#### Dataset content

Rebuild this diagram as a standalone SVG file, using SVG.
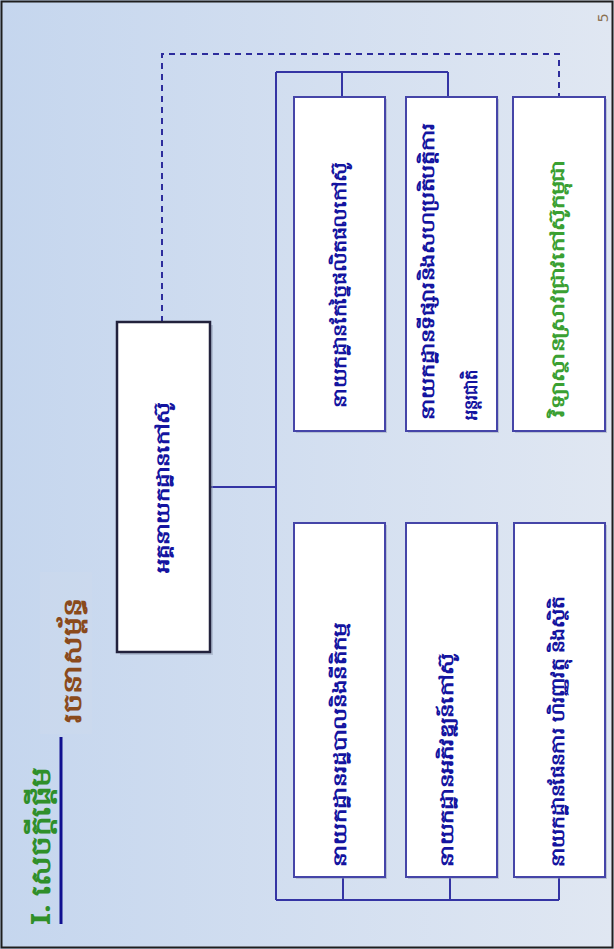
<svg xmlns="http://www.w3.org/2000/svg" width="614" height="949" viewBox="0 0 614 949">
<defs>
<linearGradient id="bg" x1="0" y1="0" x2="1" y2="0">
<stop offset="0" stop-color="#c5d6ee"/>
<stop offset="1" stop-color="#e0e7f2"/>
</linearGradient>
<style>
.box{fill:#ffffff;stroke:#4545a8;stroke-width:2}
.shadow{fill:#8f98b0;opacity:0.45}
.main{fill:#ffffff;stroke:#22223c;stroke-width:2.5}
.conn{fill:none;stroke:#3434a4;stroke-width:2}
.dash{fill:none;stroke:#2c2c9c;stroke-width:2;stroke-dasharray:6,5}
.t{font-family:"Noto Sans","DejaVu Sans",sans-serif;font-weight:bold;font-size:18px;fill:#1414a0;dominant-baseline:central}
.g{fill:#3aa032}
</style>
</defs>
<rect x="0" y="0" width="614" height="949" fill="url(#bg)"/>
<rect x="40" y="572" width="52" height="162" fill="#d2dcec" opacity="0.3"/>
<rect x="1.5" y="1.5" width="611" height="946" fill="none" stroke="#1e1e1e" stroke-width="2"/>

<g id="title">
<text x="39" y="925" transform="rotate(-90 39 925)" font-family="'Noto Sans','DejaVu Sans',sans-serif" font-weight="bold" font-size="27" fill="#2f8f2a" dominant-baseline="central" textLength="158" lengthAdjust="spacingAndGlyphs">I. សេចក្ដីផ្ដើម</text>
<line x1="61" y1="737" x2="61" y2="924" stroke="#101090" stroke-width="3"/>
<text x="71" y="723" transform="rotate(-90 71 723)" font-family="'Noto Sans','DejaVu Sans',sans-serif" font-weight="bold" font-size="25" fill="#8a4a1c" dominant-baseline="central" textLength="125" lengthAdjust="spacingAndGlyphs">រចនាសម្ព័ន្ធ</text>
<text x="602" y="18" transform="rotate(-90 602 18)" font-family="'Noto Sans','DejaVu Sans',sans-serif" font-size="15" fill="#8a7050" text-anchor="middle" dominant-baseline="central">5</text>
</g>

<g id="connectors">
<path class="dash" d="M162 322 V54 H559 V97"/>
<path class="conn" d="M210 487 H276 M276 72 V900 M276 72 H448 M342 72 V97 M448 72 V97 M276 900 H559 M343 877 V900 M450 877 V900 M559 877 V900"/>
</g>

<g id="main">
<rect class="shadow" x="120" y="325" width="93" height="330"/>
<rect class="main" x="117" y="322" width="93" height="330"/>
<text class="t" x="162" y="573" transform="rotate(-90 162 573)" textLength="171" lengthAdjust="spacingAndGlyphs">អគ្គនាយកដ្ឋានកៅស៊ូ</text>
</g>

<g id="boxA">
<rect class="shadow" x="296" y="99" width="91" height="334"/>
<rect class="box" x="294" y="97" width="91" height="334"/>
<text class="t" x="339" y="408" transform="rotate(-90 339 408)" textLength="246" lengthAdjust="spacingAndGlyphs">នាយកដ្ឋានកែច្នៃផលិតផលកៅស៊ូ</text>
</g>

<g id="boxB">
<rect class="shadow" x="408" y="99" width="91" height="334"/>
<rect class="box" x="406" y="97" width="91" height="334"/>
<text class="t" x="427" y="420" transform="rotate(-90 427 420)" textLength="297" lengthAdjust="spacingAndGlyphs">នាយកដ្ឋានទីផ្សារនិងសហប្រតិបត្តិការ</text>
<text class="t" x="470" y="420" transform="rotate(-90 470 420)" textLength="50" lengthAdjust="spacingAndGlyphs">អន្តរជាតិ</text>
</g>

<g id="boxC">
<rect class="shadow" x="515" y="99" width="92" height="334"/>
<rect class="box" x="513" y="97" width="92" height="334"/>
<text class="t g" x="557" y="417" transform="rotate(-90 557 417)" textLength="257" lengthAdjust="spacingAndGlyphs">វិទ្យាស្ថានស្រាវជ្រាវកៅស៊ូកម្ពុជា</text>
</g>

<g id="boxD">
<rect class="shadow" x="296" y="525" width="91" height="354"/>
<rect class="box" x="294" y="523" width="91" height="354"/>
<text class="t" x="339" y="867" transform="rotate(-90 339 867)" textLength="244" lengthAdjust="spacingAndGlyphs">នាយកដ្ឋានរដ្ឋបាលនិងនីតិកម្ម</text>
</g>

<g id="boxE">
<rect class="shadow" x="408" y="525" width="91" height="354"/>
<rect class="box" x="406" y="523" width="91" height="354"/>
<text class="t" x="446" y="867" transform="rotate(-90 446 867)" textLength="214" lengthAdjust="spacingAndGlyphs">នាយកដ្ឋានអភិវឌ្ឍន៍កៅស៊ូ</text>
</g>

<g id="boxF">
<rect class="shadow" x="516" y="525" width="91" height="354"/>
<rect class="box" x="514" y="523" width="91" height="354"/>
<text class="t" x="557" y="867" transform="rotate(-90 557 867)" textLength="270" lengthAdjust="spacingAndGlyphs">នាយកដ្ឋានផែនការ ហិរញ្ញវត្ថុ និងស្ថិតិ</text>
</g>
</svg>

########

-- The exercise --
Skip the pictures, then retype every line above exactly.

-- In response --
Rebuild this diagram as a standalone SVG file, using SVG.
<svg xmlns="http://www.w3.org/2000/svg" width="614" height="949" viewBox="0 0 614 949">
<defs>
<linearGradient id="bg" x1="0" y1="0" x2="1" y2="0">
<stop offset="0" stop-color="#c5d6ee"/>
<stop offset="1" stop-color="#e0e7f2"/>
</linearGradient>
<style>
.box{fill:#ffffff;stroke:#4545a8;stroke-width:2}
.shadow{fill:#8f98b0;opacity:0.45}
.main{fill:#ffffff;stroke:#22223c;stroke-width:2.5}
.conn{fill:none;stroke:#3434a4;stroke-width:2}
.dash{fill:none;stroke:#2c2c9c;stroke-width:2;stroke-dasharray:6,5}
.t{font-family:"Noto Sans","DejaVu Sans",sans-serif;font-weight:bold;font-size:18px;fill:#1414a0;dominant-baseline:central}
.g{fill:#3aa032}
</style>
</defs>
<rect x="0" y="0" width="614" height="949" fill="url(#bg)"/>
<rect x="40" y="572" width="52" height="162" fill="#d2dcec" opacity="0.3"/>
<rect x="1.5" y="1.5" width="611" height="946" fill="none" stroke="#1e1e1e" stroke-width="2"/>

<g id="title">
<text x="39" y="925" transform="rotate(-90 39 925)" font-family="'Noto Sans','DejaVu Sans',sans-serif" font-weight="bold" font-size="27" fill="#2f8f2a" dominant-baseline="central" textLength="158" lengthAdjust="spacingAndGlyphs">I. សេចក្ដីផ្ដើម</text>
<line x1="61" y1="737" x2="61" y2="924" stroke="#101090" stroke-width="3"/>
<text x="71" y="723" transform="rotate(-90 71 723)" font-family="'Noto Sans','DejaVu Sans',sans-serif" font-weight="bold" font-size="25" fill="#8a4a1c" dominant-baseline="central" textLength="125" lengthAdjust="spacingAndGlyphs">រចនាសម្ព័ន្ធ</text>
<text x="602" y="18" transform="rotate(-90 602 18)" font-family="'Noto Sans','DejaVu Sans',sans-serif" font-size="15" fill="#8a7050" text-anchor="middle" dominant-baseline="central">5</text>
</g>

<g id="connectors">
<path class="dash" d="M162 322 V54 H559 V97"/>
<path class="conn" d="M210 487 H276 M276 72 V900 M276 72 H448 M342 72 V97 M448 72 V97 M276 900 H559 M343 877 V900 M450 877 V900 M559 877 V900"/>
</g>

<g id="main">
<rect class="shadow" x="120" y="325" width="93" height="330"/>
<rect class="main" x="117" y="322" width="93" height="330"/>
<text class="t" x="162" y="573" transform="rotate(-90 162 573)" textLength="171" lengthAdjust="spacingAndGlyphs">អគ្គនាយកដ្ឋានកៅស៊ូ</text>
</g>

<g id="boxA">
<rect class="shadow" x="296" y="99" width="91" height="334"/>
<rect class="box" x="294" y="97" width="91" height="334"/>
<text class="t" x="339" y="408" transform="rotate(-90 339 408)" textLength="246" lengthAdjust="spacingAndGlyphs">នាយកដ្ឋានកែច្នៃផលិតផលកៅស៊ូ</text>
</g>

<g id="boxB">
<rect class="shadow" x="408" y="99" width="91" height="334"/>
<rect class="box" x="406" y="97" width="91" height="334"/>
<text class="t" x="427" y="420" transform="rotate(-90 427 420)" textLength="297" lengthAdjust="spacingAndGlyphs">នាយកដ្ឋានទីផ្សារនិងសហប្រតិបត្តិការ</text>
<text class="t" x="470" y="420" transform="rotate(-90 470 420)" textLength="50" lengthAdjust="spacingAndGlyphs">អន្តរជាតិ</text>
</g>

<g id="boxC">
<rect class="shadow" x="515" y="99" width="92" height="334"/>
<rect class="box" x="513" y="97" width="92" height="334"/>
<text class="t g" x="557" y="417" transform="rotate(-90 557 417)" textLength="257" lengthAdjust="spacingAndGlyphs">វិទ្យាស្ថានស្រាវជ្រាវកៅស៊ូកម្ពុជា</text>
</g>

<g id="boxD">
<rect class="shadow" x="296" y="525" width="91" height="354"/>
<rect class="box" x="294" y="523" width="91" height="354"/>
<text class="t" x="339" y="867" transform="rotate(-90 339 867)" textLength="244" lengthAdjust="spacingAndGlyphs">នាយកដ្ឋានរដ្ឋបាលនិងនីតិកម្ម</text>
</g>

<g id="boxE">
<rect class="shadow" x="408" y="525" width="91" height="354"/>
<rect class="box" x="406" y="523" width="91" height="354"/>
<text class="t" x="446" y="867" transform="rotate(-90 446 867)" textLength="214" lengthAdjust="spacingAndGlyphs">នាយកដ្ឋានអភិវឌ្ឍន៍កៅស៊ូ</text>
</g>

<g id="boxF">
<rect class="shadow" x="516" y="525" width="91" height="354"/>
<rect class="box" x="514" y="523" width="91" height="354"/>
<text class="t" x="557" y="867" transform="rotate(-90 557 867)" textLength="270" lengthAdjust="spacingAndGlyphs">នាយកដ្ឋានផែនការ ហិរញ្ញវត្ថុ និងស្ថិតិ</text>
</g>
</svg>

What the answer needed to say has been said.